--- Task instructions ---
In the entries below, identify every line with the string "matplotlib" and copy it.

-- START OF Information shown --

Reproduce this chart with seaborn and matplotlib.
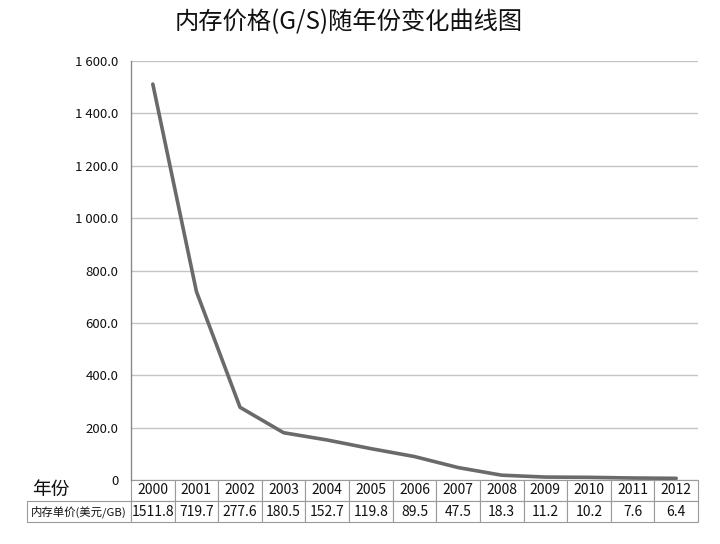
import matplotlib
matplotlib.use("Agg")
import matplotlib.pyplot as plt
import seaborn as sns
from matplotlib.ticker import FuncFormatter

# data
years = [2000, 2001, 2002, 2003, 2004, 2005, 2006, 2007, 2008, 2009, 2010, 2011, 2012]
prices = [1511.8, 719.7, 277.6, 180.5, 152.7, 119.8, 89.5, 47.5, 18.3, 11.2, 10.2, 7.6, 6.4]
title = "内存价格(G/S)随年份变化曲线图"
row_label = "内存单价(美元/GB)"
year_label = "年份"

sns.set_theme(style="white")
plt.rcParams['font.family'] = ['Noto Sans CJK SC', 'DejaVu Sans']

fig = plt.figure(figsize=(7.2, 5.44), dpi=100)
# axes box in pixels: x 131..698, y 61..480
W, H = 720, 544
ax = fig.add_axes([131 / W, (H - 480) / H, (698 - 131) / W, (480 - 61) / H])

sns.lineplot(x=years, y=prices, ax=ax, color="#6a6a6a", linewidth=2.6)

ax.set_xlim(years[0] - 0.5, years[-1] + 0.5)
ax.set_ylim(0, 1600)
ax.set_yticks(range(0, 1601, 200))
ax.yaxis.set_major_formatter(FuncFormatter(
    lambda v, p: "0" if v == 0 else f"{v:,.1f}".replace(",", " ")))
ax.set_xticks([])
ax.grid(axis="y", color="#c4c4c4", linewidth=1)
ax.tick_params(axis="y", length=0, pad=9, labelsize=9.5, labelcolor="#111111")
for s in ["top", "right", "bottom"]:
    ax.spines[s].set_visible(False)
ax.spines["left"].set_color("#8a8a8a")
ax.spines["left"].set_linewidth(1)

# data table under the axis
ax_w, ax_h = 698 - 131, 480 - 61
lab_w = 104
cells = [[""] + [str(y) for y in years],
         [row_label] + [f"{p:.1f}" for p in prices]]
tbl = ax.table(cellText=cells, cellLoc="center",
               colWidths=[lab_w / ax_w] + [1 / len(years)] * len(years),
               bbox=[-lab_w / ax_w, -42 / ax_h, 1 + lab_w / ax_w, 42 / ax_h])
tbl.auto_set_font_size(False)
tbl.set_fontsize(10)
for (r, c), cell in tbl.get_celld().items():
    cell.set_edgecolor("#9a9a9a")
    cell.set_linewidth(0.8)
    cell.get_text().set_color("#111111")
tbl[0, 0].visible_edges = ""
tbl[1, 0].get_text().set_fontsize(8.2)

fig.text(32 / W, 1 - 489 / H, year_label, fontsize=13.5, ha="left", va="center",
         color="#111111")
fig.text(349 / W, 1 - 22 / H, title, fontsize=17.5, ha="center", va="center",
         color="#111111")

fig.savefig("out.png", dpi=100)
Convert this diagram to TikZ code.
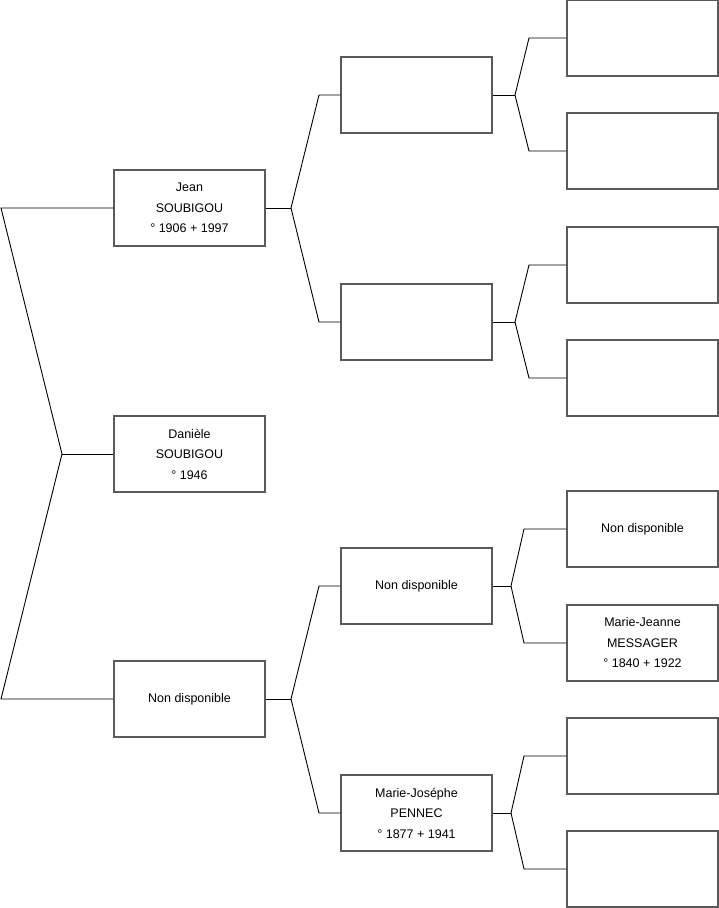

-- END OF Information shown --

--- Answer to this task ---
Reproduce this chart with seaborn and matplotlib.
import matplotlib
matplotlib.use("Agg")
import matplotlib.pyplot as plt
from matplotlib.ticker import FuncFormatter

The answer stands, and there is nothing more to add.